History Historically, the hegemony of the African
feudal lords has never been catalysts for progress,
safe only for promoting debilitating internecine
wars, pillaging communities and slave raiding.
Sadly, we see the reminiscence of this hapless past
in contemporary Africa. Once again Africans are
living precariously and are susceptible to slavery.
Everyday across the Mediterranean, Africans are
being shipped across the sea in the most inhuman
conditions to places where they are treated with
hostility and indignation, slaving away only to
remit money home to impoverished relatives. A
clear indication that the African economy cannot
be able to absorb its able bodied, employable
youths.
Arguably, if as has been the case after the end
of colonization all over Africa that economic
production is much below that capacity to absorb
the ever-growing army of youths that form the
bulk of the African population, it would appear
logical to devise doable social development
initiatives to garner the underused capacity of
the continent’s economy to address society’s
challenges. Mass job-creating initiatives such
as building Community Parks, constructing
bridges and access roads; river channelization
are all doable community development projects.

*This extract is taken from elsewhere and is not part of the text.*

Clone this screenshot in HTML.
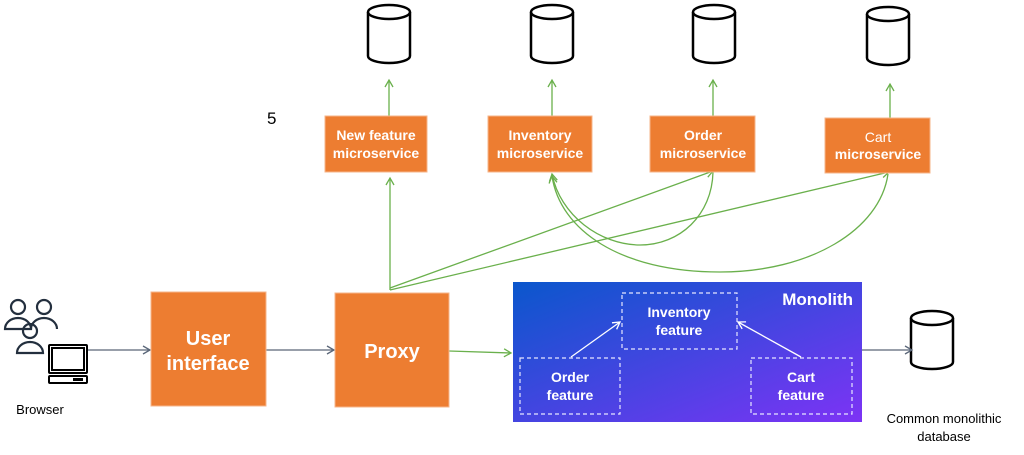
<!DOCTYPE html>
<html><head><meta charset="utf-8"><style>
html,body{margin:0;padding:0;background:#fff;}
svg{display:block;font-family:"Liberation Sans",sans-serif;}
</style></head><body>
<svg width="1024" height="455" viewBox="0 0 1024 455" xmlns="http://www.w3.org/2000/svg">
<defs>
<linearGradient id="g" x1="0" y1="0" x2="1" y2="1">
<stop offset="0" stop-color="#0a57cc"/><stop offset="1" stop-color="#7d33f5"/>
</linearGradient>
<marker id="ag" markerWidth="10" markerHeight="10" refX="8" refY="5" orient="auto" markerUnits="userSpaceOnUse"><path d="M1,1 L8,5 L1,9" fill="none" stroke="#6ab04c" stroke-width="1.3"/></marker>
<marker id="ad" markerWidth="10" markerHeight="10" refX="8" refY="5" orient="auto" markerUnits="userSpaceOnUse"><path d="M1,1 L8,5 L1,9" fill="none" stroke="#5a6678" stroke-width="1.3"/></marker>
<marker id="aw" markerWidth="10" markerHeight="10" refX="8" refY="5" orient="auto" markerUnits="userSpaceOnUse"><path d="M1,1 L8,5 L1,9" fill="none" stroke="#fff" stroke-width="1.3"/></marker>
<g id="cyl"><path d="M-21,-22 L-21,22 A21,7 0 0 0 21,22 L21,-22" fill="#fff" stroke="#000" stroke-width="2.5"/><ellipse cx="0" cy="-22" rx="21" ry="7" fill="#fff" stroke="#000" stroke-width="2.5"/></g>
</defs>
<use href="#cyl" x="389" y="34"/>
<use href="#cyl" x="552" y="34"/>
<use href="#cyl" x="714" y="34"/>
<use href="#cyl" x="888" y="36"/>
<use href="#cyl" x="932" y="340"/>
<text x="267" y="124" font-size="17">5</text>
<g fill="none" stroke="#6ab04c" stroke-width="1.3">
<line x1="389" y1="116" x2="389" y2="80" marker-end="url(#ag)"/>
<line x1="552" y1="116" x2="552" y2="80" marker-end="url(#ag)"/>
<line x1="713" y1="116" x2="713" y2="80" marker-end="url(#ag)"/>
<line x1="890" y1="118" x2="890" y2="84" marker-end="url(#ag)"/>
<line x1="390" y1="290" x2="390" y2="178" marker-end="url(#ag)"/>
<line x1="390" y1="288" x2="713" y2="171" marker-end="url(#ag)"/>
<line x1="390" y1="290" x2="889" y2="172" marker-end="url(#ag)"/>
<path d="M713,172 C712,215 680,245 640,245 C600,245 560,215 552,174" marker-end="url(#ag)"/>
<path d="M888,174 C880,230 810,272 720,272 C620,272 560,230 552,176" marker-end="url(#ag)"/>
<line x1="449" y1="351" x2="511" y2="353" marker-end="url(#ag)"/>
</g>
<g fill="none" stroke="#5a6678" stroke-width="1.3">
<line x1="88" y1="350" x2="150" y2="350" marker-end="url(#ad)"/>
<line x1="266" y1="350" x2="334" y2="350" marker-end="url(#ad)"/>
<line x1="862" y1="350" x2="912" y2="350" marker-end="url(#ad)"/>
</g>
<g fill="#ed7d31" stroke="#f6b58a" stroke-width="1">
<rect x="325" y="116" width="102" height="56"/>
<rect x="488" y="116" width="104" height="56"/>
<rect x="650" y="116" width="105" height="56"/>
<rect x="825" y="118" width="105" height="55"/>
<rect x="151" y="292" width="115" height="114"/>
<rect x="335" y="293" width="114" height="114"/>
</g>
<g fill="#fff" font-weight="bold" text-anchor="middle" font-size="14">
<text x="376" y="140">New feature</text><text x="376" y="158">microservice</text>
<text x="540" y="140">Inventory</text><text x="540" y="158">microservice</text>
<text x="703" y="140">Order</text><text x="703" y="158">microservice</text>
<text x="878" y="142" font-weight="normal">Cart</text><text x="878" y="159">microservice</text>
<text x="208" y="345" font-size="20">User</text><text x="208" y="370" font-size="20">interface</text>
<text x="392" y="358" font-size="20">Proxy</text>
</g>
<rect x="513" y="282" width="349" height="140" fill="url(#g)"/>
<text x="853" y="305" fill="#fff" font-weight="bold" font-size="17" text-anchor="end">Monolith</text>
<g fill="none" stroke="#e6e6ff" stroke-width="1.2" stroke-dasharray="4,3">
<rect x="622" y="293" width="115" height="56"/>
<rect x="520" y="358" width="100" height="56"/>
<rect x="751" y="358" width="101" height="56"/>
</g>
<g stroke="#fff" stroke-width="1.3" fill="none">
<line x1="571" y1="357" x2="620" y2="322" marker-end="url(#aw)"/>
<line x1="801" y1="357" x2="738" y2="322" marker-end="url(#aw)"/>
</g>
<g fill="#fff" font-weight="bold" text-anchor="middle" font-size="14">
<text x="679" y="317">Inventory</text><text x="679" y="335">feature</text>
<text x="570" y="382">Order</text><text x="570" y="400">feature</text>
<text x="801" y="382">Cart</text><text x="801" y="400">feature</text>
</g>
<g fill="#000" font-size="13" text-anchor="middle">
<text x="40" y="414">Browser</text>
<text x="944" y="423">Common monolithic</text>
<text x="944" y="441">database</text>
</g>
<g fill="none" stroke="#232f3e" stroke-width="2.2">
<circle cx="18" cy="307" r="7"/><path d="M5,329 a13,11 0 0 1 26,0 z"/>
<circle cx="44" cy="307" r="7"/><path d="M31,329 a13,11 0 0 1 26,0"/>
<circle cx="30" cy="331" r="7"/><path d="M17,353 a13,11 0 0 1 26,0 z"/>
</g>
<rect x="48" y="344" width="40" height="40" fill="#fff"/>
<g fill="none" stroke="#000" stroke-width="2">
<rect x="49" y="345" width="38" height="28" rx="1"/>
<rect x="52" y="348" width="32" height="22"/>
<rect x="49" y="376" width="38" height="7" rx="1"/>
</g>
<rect x="73" y="378" width="10" height="3" fill="#000"/>
</svg>
</body></html>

Plantations on partnership or cooperative, or
contract bases can transform subsistent peasant
farming into modern extensive farming that
will, in turn, lead to efficiency in food storage
and distribution. Initiatives to build new towns,
infrastructures, and a raft of others, executed
exclusively with the local labor forces would all
have the additional advantage of triggering the
private sector investment and job creation that
would help overcome lack of economic capacity.
These never happened when Africans were
being massively shipped to slave on plantations
in the Americas in the 18th century, it never
happened when Africans labored on plantations
under colonization at home. And although food
production today throughout Africa, at best,
continues to be at the subsistence level, yet
all the legacies of colonial systematized mass
agricultural production, functioning urban
infrastructures have all become derelict followed
by barbaric plundering of the assets. In Nigeria,
none of the attempts to restore the systems has
yielded significant results. A wanton prodigality
of the huge resource-endowment in Africa.